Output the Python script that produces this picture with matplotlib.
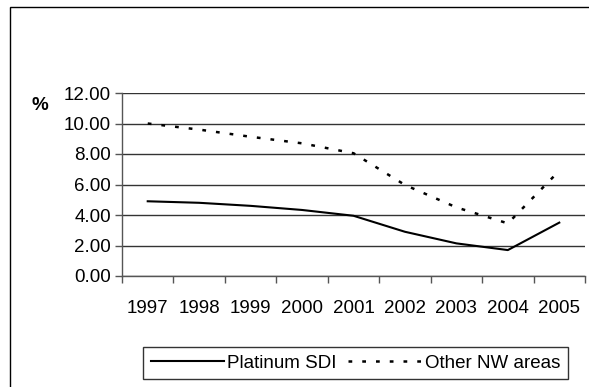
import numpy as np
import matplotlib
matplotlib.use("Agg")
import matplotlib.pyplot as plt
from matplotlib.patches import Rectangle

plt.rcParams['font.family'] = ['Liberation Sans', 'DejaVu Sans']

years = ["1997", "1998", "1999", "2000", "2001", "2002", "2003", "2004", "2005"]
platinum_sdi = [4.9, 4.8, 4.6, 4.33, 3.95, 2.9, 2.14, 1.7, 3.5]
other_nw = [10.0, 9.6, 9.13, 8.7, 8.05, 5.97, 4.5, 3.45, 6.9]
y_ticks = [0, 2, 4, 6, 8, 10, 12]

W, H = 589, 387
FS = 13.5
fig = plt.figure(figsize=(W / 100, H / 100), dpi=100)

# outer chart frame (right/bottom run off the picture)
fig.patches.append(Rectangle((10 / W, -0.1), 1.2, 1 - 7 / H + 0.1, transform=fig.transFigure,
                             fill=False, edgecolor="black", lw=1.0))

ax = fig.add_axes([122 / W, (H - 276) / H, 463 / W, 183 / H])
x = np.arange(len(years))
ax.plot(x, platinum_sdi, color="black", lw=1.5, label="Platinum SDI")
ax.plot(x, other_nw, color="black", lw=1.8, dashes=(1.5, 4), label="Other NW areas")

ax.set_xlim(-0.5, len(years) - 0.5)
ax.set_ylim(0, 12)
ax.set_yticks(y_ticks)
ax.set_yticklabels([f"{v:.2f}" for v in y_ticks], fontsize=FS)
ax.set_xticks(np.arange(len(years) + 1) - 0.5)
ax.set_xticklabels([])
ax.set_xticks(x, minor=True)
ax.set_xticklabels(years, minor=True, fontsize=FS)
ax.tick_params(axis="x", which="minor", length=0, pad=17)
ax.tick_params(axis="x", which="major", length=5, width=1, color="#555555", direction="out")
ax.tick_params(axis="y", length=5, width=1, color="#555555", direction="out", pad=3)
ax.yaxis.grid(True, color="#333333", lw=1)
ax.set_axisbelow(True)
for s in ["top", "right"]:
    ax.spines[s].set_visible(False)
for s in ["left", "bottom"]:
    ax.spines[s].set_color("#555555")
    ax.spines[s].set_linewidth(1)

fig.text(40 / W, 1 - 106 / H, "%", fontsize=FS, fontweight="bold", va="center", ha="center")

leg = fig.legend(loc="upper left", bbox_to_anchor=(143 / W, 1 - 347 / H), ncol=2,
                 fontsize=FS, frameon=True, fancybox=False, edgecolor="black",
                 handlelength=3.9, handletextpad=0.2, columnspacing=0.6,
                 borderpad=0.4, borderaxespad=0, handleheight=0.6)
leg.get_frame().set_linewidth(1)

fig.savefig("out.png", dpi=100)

____

WRITTEN TASK:
From the listing above, pick out each line where the word "matplotlib" appears.

FINAL RESULT:
Output the Python script that produces this picture with matplotlib.
import matplotlib
matplotlib.use("Agg")
import matplotlib.pyplot as plt
from matplotlib.patches import Rectangle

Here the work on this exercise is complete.